LADY MACBETH, costume drama, rated R, Violet Crown, 4 chiles
William Oldroyd’s stunning first feature film may be called but the lady of this house makes no bones about the blood on her hands. Adapted from Nikolai Leskov’s 1865 novella, this scorched-earth tale of revenge set in misty Northumberland centers on the fate of Katherine (Florence Pugh), a young woman with a subversive smirk who is grappling with her new life as the neglected bride of a cruel, domineering man twice her age. Denied companionship and fresh air, she spends her days glassy-eyed with boredom, rustling her taffeta skirts around a gilded cage filled with Victorian furniture.
When her husband and his father (Paul Hilton and Christopher Fairbank) leave the estate to tend to business, Katherine seizes her opportunity, entering into a bodice-ripping assignation with the earthy, sullen stablehand Sebastian (Cosmo Jarvis). After their first vigorous encounter, the lady wakes alone in her sleigh bed. While her maid Anna (Naomi Ackie) opens the shutters to let the morning sun spill into the room, Katherine lies in repose, naked under the sheets, her pink dressing gown left crumpled on the floor. As Anna closes the door discreetly behind her, Katherine begins to giggle — a nasty mean-girl guffaw that turns into a full-throated cackle of delight. Freed by the assertion of her sexuality, she will stop at nothing to preserve the liaison.
After the men return to discover her infidelity, her newfound liberation is tested — with murderous results. For a short time, Katherine and Sebastian bask in the binding romance of their deeds, Katherine smothering his face and body in succubus-like kisses while assuring him that their increasingly violent acts are a justifiable means of protecting their love. But if Lady Chatterley had sex without guilt, Katherine has sex with malice aforethought. Pugh’s breakout performance is subtle but towering — reminiscent of a younger Kate Winslet — and increasingly captivating as Katherine overtakes Sebastian in her bloodlust. Her relationship with Anna, who she alternately uses and abuses, is all the more complex for its racial and class overtones, as is her freewheeling association with the lower-class and darker-skinned Sebastian. The arrival of her husband’s young ward — the product of his own interracial rendezvous — adds an extra layer of intrigue in the film’s devastating third act.
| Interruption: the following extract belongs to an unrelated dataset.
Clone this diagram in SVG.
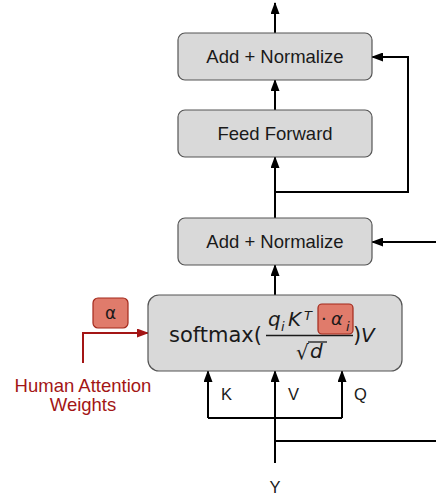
<svg xmlns="http://www.w3.org/2000/svg" width="436" height="497" viewBox="0 0 436 497">
<defs>
<style>
.box{fill:#d9d9d9;stroke:#555;stroke-width:1.2}
.lbl{font-family:"Liberation Sans",Arial,sans-serif;font-size:18.5px;fill:#1a1a1a;text-anchor:middle}
.sm{font-family:"Liberation Sans",Arial,sans-serif;font-size:16.5px;fill:#1a1a1a}
.ln{fill:none;stroke:#000;stroke-width:2}
.red{fill:none;stroke:#a31515;stroke-width:2}
.math{font-family:"DejaVu Sans",sans-serif;fill:#1a1a1a}
.it{font-style:italic}
.rbox{fill:#e07b6b;stroke:#a3281b;stroke-width:1.2}
.hw{font-family:"Liberation Sans",Arial,sans-serif;font-size:18.5px;fill:#a31515;text-anchor:middle}
</style>
<marker id="ah" viewBox="0 0 12 9" refX="11" refY="4.5" markerWidth="12" markerHeight="9" orient="auto" markerUnits="userSpaceOnUse">
<path d="M0,0 L12,4.5 L0,9 z" fill="#000"/>
</marker>
<marker id="ahr" viewBox="0 0 12 9" refX="11" refY="4.5" markerWidth="12" markerHeight="9" orient="auto" markerUnits="userSpaceOnUse">
<path d="M0,0 L12,4.5 L0,9 z" fill="#a31515"/>
</marker>
</defs>
<g id="connectors">
<path class="ln" d="M275,33 V3" marker-end="url(#ah)"/>
<path class="ln" d="M275,110 V80" marker-end="url(#ah)"/>
<path class="ln" d="M275,218 V157" marker-end="url(#ah)"/>
<path class="ln" d="M275,192 H408 V57 H372" marker-end="url(#ah)"/>
<path class="ln" d="M436,242 H372" marker-end="url(#ah)"/>
<path class="ln" d="M275,295 V265" marker-end="url(#ah)"/>
<path class="ln" d="M275,463 V371" marker-end="url(#ah)"/>
<path class="ln" d="M208,418 V371" marker-end="url(#ah)"/>
<path class="ln" d="M342,418 V371" marker-end="url(#ah)"/>
<path class="ln" d="M208,418 H342"/>
<path class="ln" d="M275,441 H436"/>
<path class="red" d="M83,363 V333 H148" marker-end="url(#ahr)"/>
</g>
<g id="add-normalize-top">
<rect class="box" x="178" y="33" width="194" height="47" rx="7"/>
<text class="lbl" x="275" y="63">Add + Normalize</text>
</g>
<g id="feed-forward">
<rect class="box" x="178" y="110" width="194" height="47" rx="7"/>
<text class="lbl" x="275" y="140">Feed Forward</text>
</g>
<g id="add-normalize-mid">
<rect class="box" x="178" y="218" width="194" height="47" rx="7"/>
<text class="lbl" x="275" y="248">Add + Normalize</text>
</g>
<g id="attention">
<rect class="box" x="148" y="295" width="254" height="76" rx="11"/>
<text class="math" x="169" y="342" font-size="21">softmax(</text>
<text class="math it" x="268" y="326" font-size="20">q</text>
<text class="math it" x="281" y="331" font-size="13">i</text>
<text class="math it" x="288" y="326" font-size="20">K</text>
<text class="math it" x="304" y="320" font-size="13">T</text>
<line x1="266" y1="335.5" x2="353" y2="335.5" stroke="#1a1a1a" stroke-width="1.5"/>
<text class="math" x="296" y="359" font-size="20">√</text>
<line x1="308" y1="342" x2="327" y2="342" stroke="#1a1a1a" stroke-width="1.3"/>
<text class="math it" x="310" y="358" font-size="20">d</text>
<text class="math" x="353" y="342" font-size="21">)</text>
<text class="math it" x="361" y="342" font-size="20">V</text>
</g>
<g id="alpha-factor">
<rect class="rbox" x="318" y="304" width="35" height="30" rx="4"/>
<text class="math" x="321" y="325" font-size="18">·</text>
<text class="math it" x="331" y="325" font-size="18">α</text>
<text class="math it" x="346" y="331" font-size="13">i</text>
</g>
<g id="alpha">
<rect class="rbox" x="93" y="298" width="35" height="30" rx="5"/>
<text x="110.5" y="319" font-family="DejaVu Sans,sans-serif" font-size="17" fill="#1a1a1a" text-anchor="middle">α</text>
</g>
<g id="human-attention">
<text class="hw" x="83" y="392">Human Attention</text>
<text class="hw" x="83" y="411">Weights</text>
</g>
<g id="labels">
<text class="sm" x="221" y="400">K</text>
<text class="sm" x="288" y="400">V</text>
<text class="sm" x="354" y="400">Q</text>
<text class="sm" x="275" y="493" text-anchor="middle">Y</text>
</g>
</svg>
Poets talk about the test of the line, in which each line of a poem is meant to stand on its own as an exemplar of formal beauty. Oldroyd seems to adhere to a test of the frame, as every still in Lady Macbeth is visually arresting and gorgeously composed, from Katherine falling over from the recoil of a shotgun, dressed in a bloodstained nightdress, to the masterful final shots of her own self-reckoning. Settling back into the drawing room with only herself and her deeds to keep her company, she’s again clad in iridescent taffeta, not a damned spot in sight.